Arausio covered an area of some 170 acres (69 ha) and was well endowed with civic monuments – as well as the theatre and arch, it had a monumental temple complex and a forum.

It was the capital of a wide area of northern Provence, which was parcelled up into lots for the Roman colonists. "Orange of two thousand years ago was a miniature Rome, complete with many of the public buildings that would have been familiar to a citizen of the Roman Empire, except that the scale of the buildings had been reduced – a smaller theatre to accommodate a smaller population, for example."
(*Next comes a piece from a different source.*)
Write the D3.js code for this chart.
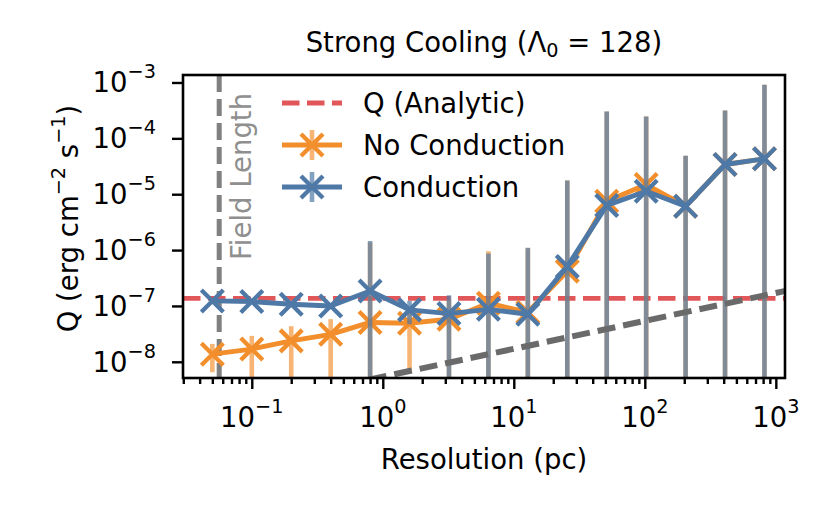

The town prospered. It was sacked by the Visigoths in 412. It became a bishopric in the fourth century, and the hill fort of the Celtic Cavares was renamed for Saint Eutrope, the first bishop of Saintes. Christian Orange hosted two synods, in 441 and 529. The Second Council of Orange was of importance in condemning the Pelagian heresy. The Diocese of Orange persisted until the French Revolution, and was formally suppressed in 1801.

The sovereign Carolingian counts of Orange had their origin in the eighth century, and passed into the family of the lords of Baux. The Baux counts of Orange became fully independent with the breakup of the Kingdom of Arles after 1033. From the twelfth century, Orange was raised to a minor principality, the Principality of Orange, as a fief of the Holy Roman Empire. During this period the town and the principality of Orange belonged to the administration and province of Dauphiné.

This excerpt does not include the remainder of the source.